Palm Beach Post writer Hal Habib remembers the day he found out the immortal Don Shula wasn’t.
Nobody was ever going to know.
For 10 years, I locked it inside, convinced that nobody needed to know. It was bad enough that I saw, and felt, what I did. To share it with anyone would be an affront to the man’s image, I decided.
Don Shula, you see, was Don Shula. The man with the granite jaw. The man who made the Miami Dolphins what they are.
He was the immortal Don Shula.
Until the day I knew he wasn’t.
And it saddened me to silence.
A group of us had gathered in a small room underneath the west stands at Hard Rock Stadium on that afternoon in 2010. The Dolphins were going to enshrine Jake Scott and Bill Stanfill, two former Georgia Bulldogs, into their honor roll that weekend. First, there was a news conference.
The small gathering to hail the occasion was no small feat. Scott had been one of the greatest defensive players Shula ever had — not just an All-Pro, but one who rose when stakes were greatest. That’s why he was MVP of the Super Bowl to complete The Perfect Season.
But Scott had too much renegade in him for Shula’s tastes, and Shula abruptly traded him to Washington just before the 1976 season. Unhappy? Scott went far beyond being angry at Shula. Decades went by when the 1972 team held reunions. Never did Scott appear.

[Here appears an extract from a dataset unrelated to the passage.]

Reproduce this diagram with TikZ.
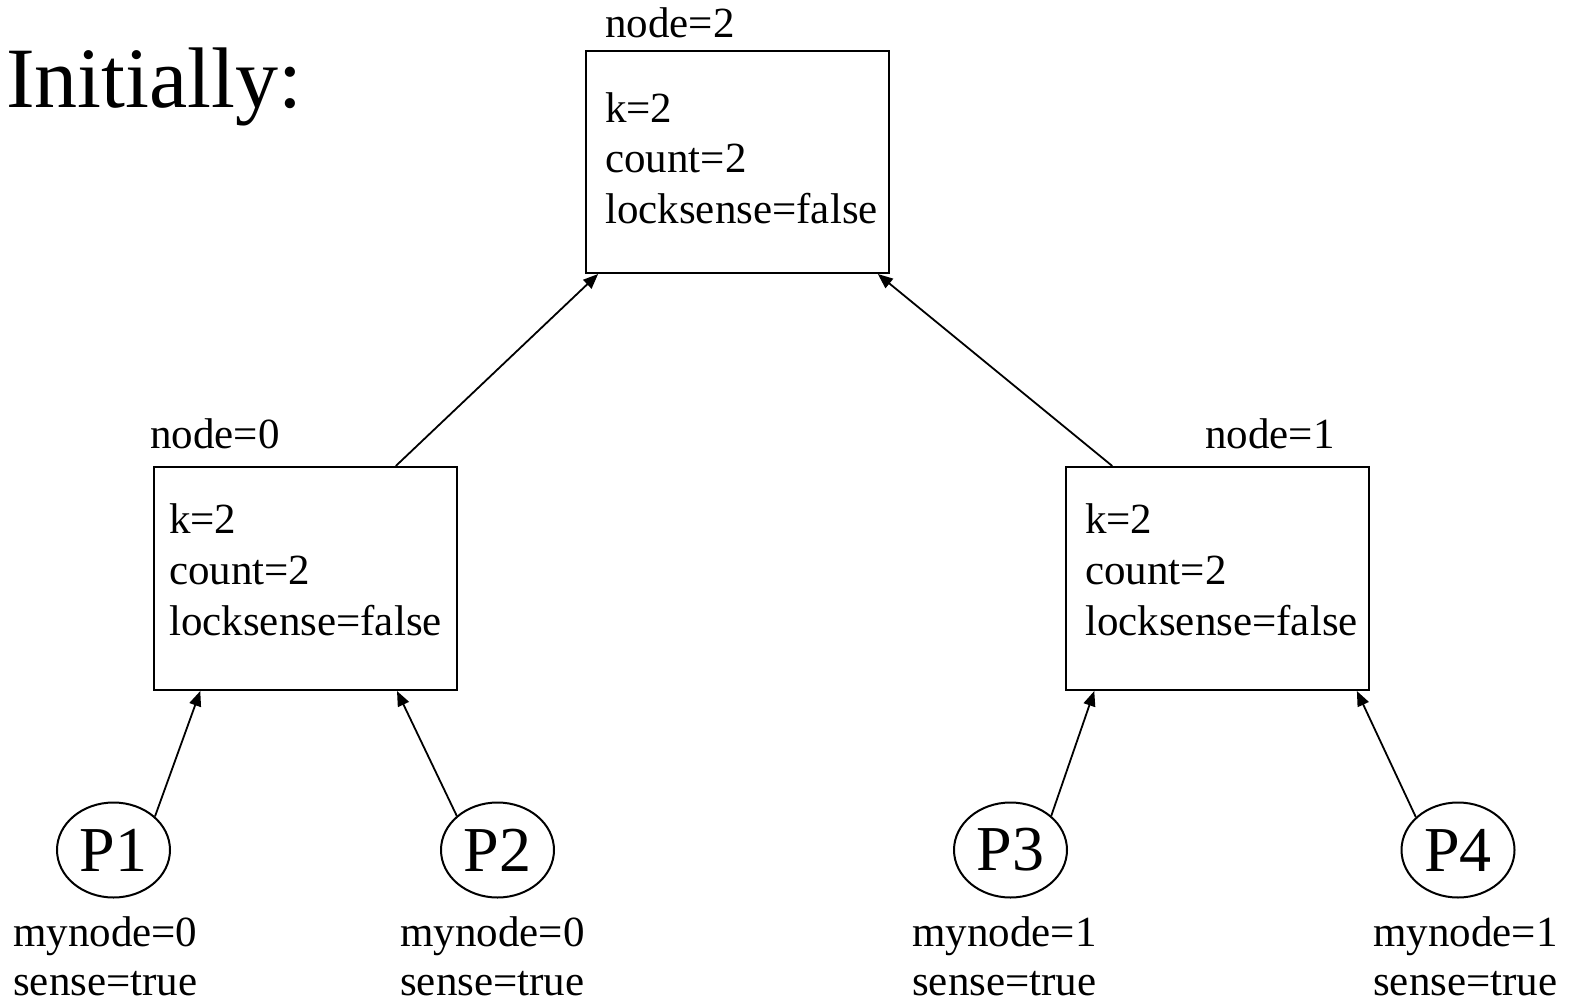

Scott had moved to Hawaii, comforted in seclusion if not the knowledge he was about as far from Shula as he could get. Miles kept them apart until, finally, years brought them together.

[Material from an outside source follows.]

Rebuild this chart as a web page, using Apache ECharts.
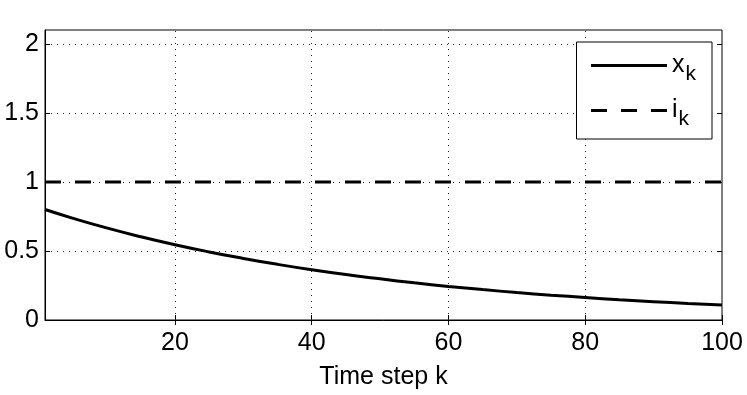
<!DOCTYPE html>
<html>
<head>
<meta charset="utf-8">
<script src="https://cdn.jsdelivr.net/npm/echarts@6/dist/echarts.min.js"></script>
<style>
  html, body { margin: 0; padding: 0; background: #fff; }
  #chart { width: 747px; height: 395px; }
</style>
</head>
<body>
<div id="chart"></div>
<script>
// 读图得到的数据
const steps = [1, 5, 10, 15, 20, 25, 30, 35, 40, 45, 50, 55, 60, 65, 70, 75, 80, 85, 90, 95, 100]
const xValues = [0.80, 0.738, 0.667, 0.603, 0.545, 0.493, 0.446, 0.403, 0.364, 0.329, 0.298,
  0.269, 0.243, 0.220, 0.199, 0.180, 0.163, 0.147, 0.133, 0.120, 0.109]
const iSteps = [1, 100]
const iValues = [1, 1]
const xTicks = [20, 40, 60, 80, 100]
const yTicks = [0, 0.5, 1, 1.5, 2]

const font = 'Liberation Sans'
const dotted = { color: '#222', width: 1, type: [1, 5] }

const chart = echarts.init(document.getElementById('chart'))
const option = {
  animation: false,
  grid: { left: 45, right: 25, top: 30, bottom: 74, show: true, borderColor: '#000', borderWidth: 1 },
  xAxis: [{
    type: 'value', min: 1, max: 100,
    name: 'Time step k', nameLocation: 'middle', nameGap: 45,
    nameTextStyle: { fontFamily: font, fontSize: 25, color: '#000' },
    axisLine: { lineStyle: { color: '#000', width: 1 } },
    axisTick: { inside: true, length: 5, customValues: xTicks, lineStyle: { color: '#000' } },
    axisLabel: { customValues: xTicks, fontFamily: font, fontSize: 25, color: '#000', margin: 11 },
    splitLine: { show: false }
  }, {
    type: 'value', min: 1, max: 100, position: 'top',
    axisLine: { show: false },
    axisTick: { inside: true, length: 5, customValues: xTicks, lineStyle: { color: '#000' } },
    axisLabel: { show: false },
    splitLine: { show: false }
  }],
  yAxis: [{
    type: 'value', min: 0, max: 2.1, interval: 0.5,
    axisLine: { show: true, lineStyle: { color: '#000', width: 1 } },
    axisTick: { show: true, inside: true, length: 5, customValues: yTicks, lineStyle: { color: '#000' } },
    axisLabel: { customValues: yTicks, fontFamily: font, fontSize: 25, color: '#000', margin: 6 },
    splitLine: { show: true, lineStyle: dotted }
  }, {
    type: 'value', min: 0, max: 2.1, position: 'right',
    axisLine: { show: false },
    axisTick: { show: true, inside: true, length: 5, customValues: yTicks, lineStyle: { color: '#000' } },
    axisLabel: { show: false },
    splitLine: { show: false }
  }],
  legend: {
    orient: 'vertical', right: 35, top: 42,
    backgroundColor: '#fff', borderColor: '#000', borderWidth: 1,
    padding: [11, 16, 9, 13], itemGap: 13,
    itemWidth: 76, itemHeight: 16,
    itemStyle: { opacity: 0 },
    lineStyle: { width: 3 },
    formatter: (name) => name === 'x_k' ? '{a|x}{b|k}' : '{a|i}{b|k}',
    textStyle: {
      fontFamily: font, color: '#000',
      rich: {
        a: { fontFamily: font, fontSize: 25, color: '#000' },
        b: { fontFamily: font, fontSize: 21, color: '#000', padding: [18, 0, 0, 1] }
      }
    },
    data: ['x_k', 'i_k']
  },
  series: [
    {
      name: 'i_k', type: 'line', showSymbol: false, symbol: 'none', z: 3,
      data: iSteps.map((k, i) => [k, iValues[i]]),
      lineStyle: { color: '#000', width: 3, type: [16, 14] },
      itemStyle: { color: '#000' }
    },
    {
      name: 'x_k', type: 'line', showSymbol: false, symbol: 'none', smooth: true, z: 3,
      data: steps.map((k, i) => [k, xValues[i]]),
      lineStyle: { color: '#000', width: 3 },
      itemStyle: { color: '#000' },
      markLine: {
        silent: true, symbol: 'none', label: { show: false }, z: 1,
        lineStyle: dotted,
        data: xTicks.slice(0, 4).map(v => ({ xAxis: v }))
      }
    }
  ]
}
chart.setOption(option)
</script>
</body>
</html>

Time, sometimes, really does heal.
“How you doing, pal,” Shula told Scott, rising up to embrace him. “Good to see you.”
“I missed ya,” Scott said.
Things were only warming up.
“I think I spent more time in Coach Shula's office than his secretary did,” Scott joked. “He liked me on Sunday but during the week I don't think he liked me that much.”
Shula talked about what a menace to quarterbacks Stanfill was — Jason Taylor before J.T. was J.T. Then, Shula paused.
“Jake is another story,” Shula said. “Should I tell it all?”
After the laughs began to die down, folks started filing out to take pictures on the field.
Everybody except Shula.
Shula lingered because he knew I wanted to ask a few unrelated questions.
Right after we finished, it happened.
I rose from my chair. And just as he had when Scott entered, Shula started to rise from his.
And then, trouble.
Struggling to steady himself, Shula put his arm around my shoulders for support. Reflexively, I put an arm around his waist to steady him.
I am supporting Don Shula, I thought.
This was long before the sight of Shula in his golf cart had become a fixture on the Dolphins’ sideline. Before he used a motorized wheelchair to get around.
It couldn’t have lasted more than a few seconds, but I was shocked. I was hurt.
I was one of the thousands who learned who the Miami Dolphins were on Christmas Day 1971. Chances are that morning, I wouldn’t have been able to pick Larry Csonka out of a lineup. Yet that afternoon, I was holding my breath every time the Kansas City Chiefs’ Ed Podolak got his hands on the ball, certain this Villainous Person was going to knock My Dolphins out of the playoffs.
Football was my Christmas gift in 1971. It provided fun for many years. And a profession, stunningly, for many more after that.
Players came and went. Even the great Jake Scott. But Shula — Shula was forever, or so that little kid believed.
Shula taught the Dolphins to grow up, and with it, he helped South Florida grow up.
Wrapping my arm around him to support him that day was a split-second decision that had to happen.
Wrapping my head around the significance of it has taken a decade.